Instructions for Completing ‘Appointment of Proxy’ Form

  1. ( Appointing a Proxy ): A member entitled to attend and vote at a General Meeting is entitled to appoint not more than two proxies to attend and vote on a poll on their behalf. The appointment of a second proxy must be done on a separate copy of the Proxy Form. Where more than one proxy is appointed, such proxy must be allocated a proportion of the member’s voting rights. If a member appoints two proxies and the appointment does not specify this proportion, each proxy may exercise half the votes. A duly appointed proxy need not be a member of the Company.

  2. ( Direction to Vote ): A member may direct a proxy how to vote by marking one of the boxes opposite each item of business. Where a box is not marked the proxy may vote as they choose. Where more than one box is marked on an item the vote will be invalid on that item.

( Signing Instructions ):

  • ( Individual ): Where the holding is in one name, the member must sign.

  • ( Joint Holding ): Where the holding is in more than one name, all of the members must sign.

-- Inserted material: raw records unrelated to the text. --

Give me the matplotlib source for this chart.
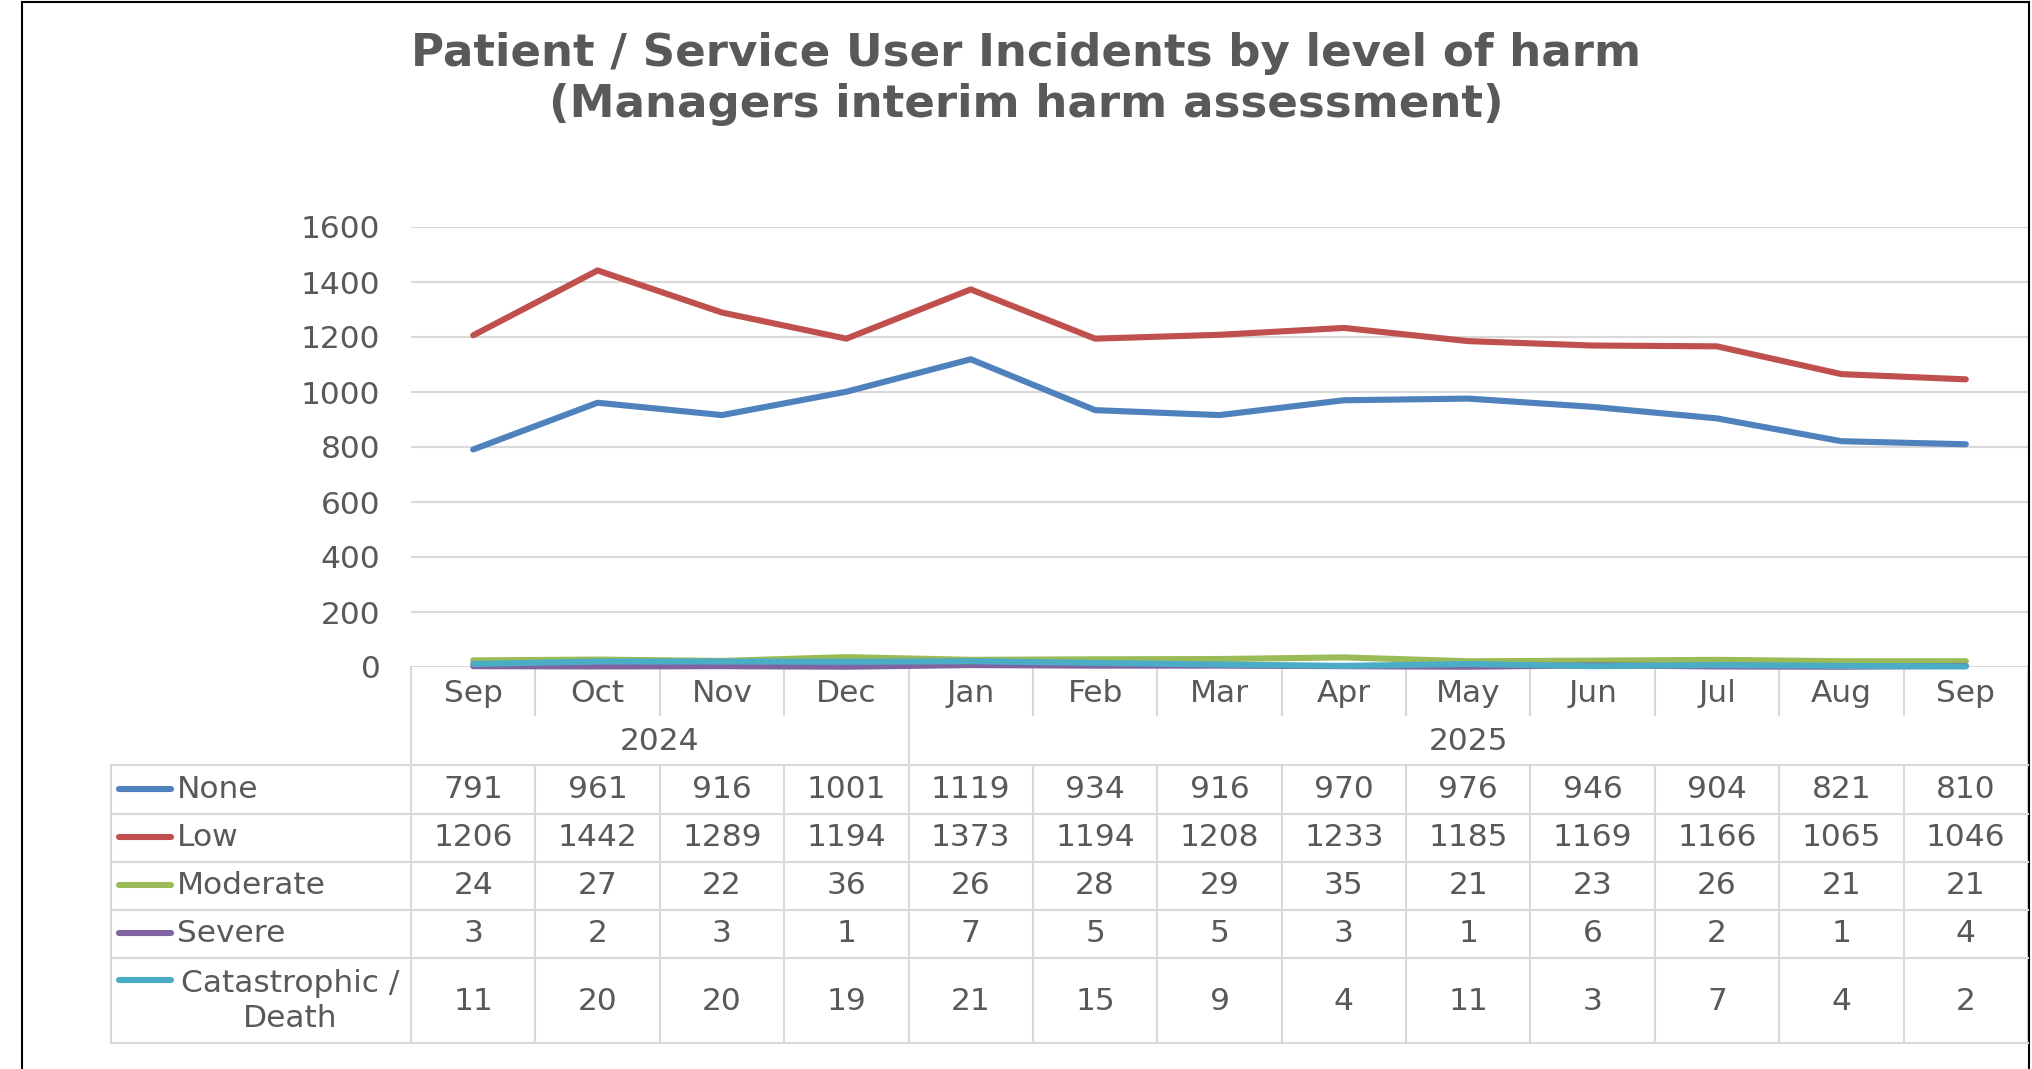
import numpy as np
import matplotlib.pyplot as plt
from matplotlib.transforms import blended_transform_factory
from matplotlib.lines import Line2D
from matplotlib.patches import Rectangle

# Monthly incident counts by harm level
months = ['Sep', 'Oct', 'Nov', 'Dec', 'Jan', 'Feb', 'Mar', 'Apr', 'May', 'Jun', 'Jul', 'Aug', 'Sep']
years = ['2024', '2025']
year_spans = [(0, 3), (4, 12)]
series_names = ['None', 'Low', 'Moderate', 'Severe', 'Catastrophic /\nDeath']
none = [791, 961, 916, 1001, 1119, 934, 916, 970, 976, 946, 904, 821, 810]
low = [1206, 1442, 1289, 1194, 1373, 1194, 1208, 1233, 1185, 1169, 1166, 1065, 1046]
moderate = [24, 27, 22, 36, 26, 28, 29, 35, 21, 23, 26, 21, 21]
severe = [3, 2, 3, 1, 7, 5, 5, 3, 1, 6, 2, 1, 4]
catastrophic = [11, 20, 20, 19, 21, 15, 9, 4, 11, 3, 7, 4, 2]
series = [none, low, moderate, severe, catastrophic]
colors = ['#4F81BD', '#C0504D', '#9BBB59', '#8064A2', '#4BACC6']

TXT = '#595959'
GRID = '#D9D9D9'
W, H = 2032, 1069
FS = 22.5


def fy(py):
    # pixel row from the top -> figure fraction
    return 1 - py / H


def fx(px):
    return px / W


fig = plt.figure(figsize=(W / 100, H / 100), dpi=100)
plt.rcParams['font.family'] = 'DejaVu Sans'

# plot area
ax = fig.add_axes([fx(411), fy(667), fx(2028 - 411), (667 - 227) / H])
x = np.arange(len(months))
for vals, c in zip(series, colors):
    ax.plot(x, vals, color=c, lw=4.4, solid_capstyle='round', solid_joinstyle='round',
            clip_on=False, zorder=3)

ax.set_xlim(-0.5, len(months) - 0.5)
ax.set_ylim(0, 1600)
ax.set_yticks(np.arange(0, 1601, 200))
ax.set_xticks([])
ax.grid(axis='y', color=GRID, lw=1.5)
ax.set_axisbelow(True)
for s in ax.spines.values():
    s.set_visible(False)
ax.tick_params(axis='y', length=0, pad=22, labelsize=FS, labelcolor=TXT)

# data table under the chart
trans = blended_transform_factory(ax.transData, fig.transFigure)
lkw = dict(color=GRID, lw=1.5, clip_on=False)

y_axis, y_month, y_year = 667, 715, 765
row_edges = [765, 814, 862, 910, 958, 1043]
row_centers = [789, 837, 885, 933, 1000]

# horizontal rules for the value rows
for ye in row_edges:
    fig.add_artist(Line2D([fx(111), fx(2028)], [fy(ye), fy(ye)], **lkw))
fig.add_artist(Line2D([fx(111), fx(111)], [fy(765), fy(1043)], **lkw))

# vertical rules between categories
year_starts = [s for s, e in year_spans]
for i in range(len(months) + 1):
    xb = i - 0.5
    if i in year_starts or i == len(months):
        ax.add_artist(Line2D([xb, xb], [fy(y_axis), fy(1043)], transform=trans, **lkw))
    else:
        ax.add_artist(Line2D([xb, xb], [fy(y_axis), fy(y_month)], transform=trans, **lkw))
        ax.add_artist(Line2D([xb, xb], [fy(y_year), fy(1043)], transform=trans, **lkw))

for i, m in enumerate(months):
    ax.text(i, fy(693), m, transform=trans, ha='center', va='center', fontsize=FS, color=TXT)
for yr, (s, e) in zip(years, year_spans):
    ax.text((s + e) / 2, fy(742), yr, transform=trans, ha='center', va='center', fontsize=FS, color=TXT)

for name, vals, c, yc in zip(series_names, series, colors, row_centers):
    for i, v in enumerate(vals):
        ax.text(i, fy(yc + 1), str(v), transform=trans, ha='center', va='center', fontsize=FS, color=TXT)
    if '\n' in name:
        key_y = yc - 20
        fig.text(fx(290), fy(yc + 1), name, ha='center', va='center', fontsize=FS, color=TXT,
                 multialignment='center', linespacing=1.22)
    else:
        key_y = yc
        fig.text(fx(177), fy(yc + 1), name, ha='left', va='center', fontsize=FS, color=TXT)
    fig.add_artist(Line2D([fx(119), fx(171)], [fy(key_y), fy(key_y)], color=c, lw=4.4,
                          solid_capstyle='round'))

fig.text(fx(1026), fy(79), 'Patient / Service User Incidents by level of harm\n(Managers interim harm assessment)',
         ha='center', va='center', fontsize=32.5, fontweight='bold', color=TXT, linespacing=1.22)

# outer chart frame
fig.add_artist(Rectangle((fx(22), -0.1), fx(2029 - 22), 1.1 - 2 / H, transform=fig.transFigure,
                         fill=False, edgecolor='black', lw=1.5, clip_on=False))

fig.savefig('out.png', dpi=100)
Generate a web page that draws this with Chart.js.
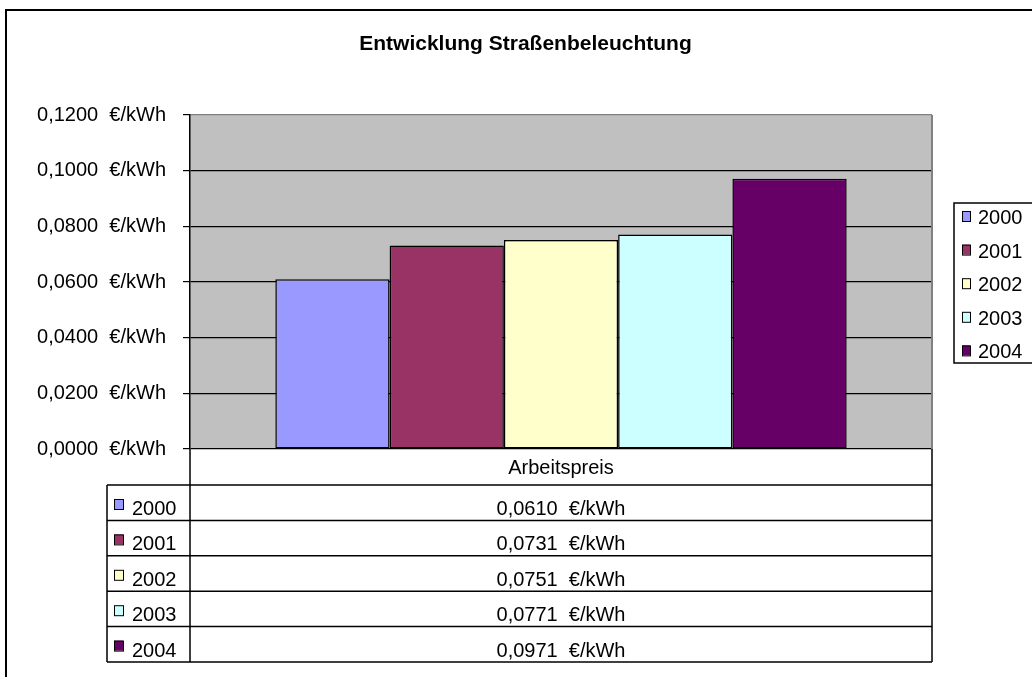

  • ( Power of Attorney ): If you have not already provided the Power of Attorney to the registry, please attach a certified photocopy of the Power of Attorney to this form when you return it.

  • ( Companies ): Where the company has a sole director who is also the sole company secretary, that person must sign. Where the company (pursuant to Section 204A of the Corporations Act) does not have a company secretary, a sole director can also sign alone. Otherwise, a director jointly with either another director or a company secretary must sign. Please sign in the appropriate place to indicate the office held.

  • ( Attending the Meeting ): Completion of a Proxy Form will not prevent individual members from attending the General Meeting in person if they wish. Where a member completes and lodges a valid Proxy Form and attends the General Meeting in person, then the proxy’s authority to speak and vote for that member is suspended while the member is present at the General Meeting.

  • ( Return of Proxy Form ): To vote by proxy, please complete and sign the enclosed Proxy Form and return by:

  • (a) post to Eco Quest Limited, PO Box 1221, SOUTH PERTH, WA, 6951; or

  • (b) facsimile to the Company on facsimile number +61 8 9277 7472,

so that it is received not later than 10.00am (WST) on Saturday, 29 May 2010.

Proxy forms received later than this time will be invalid.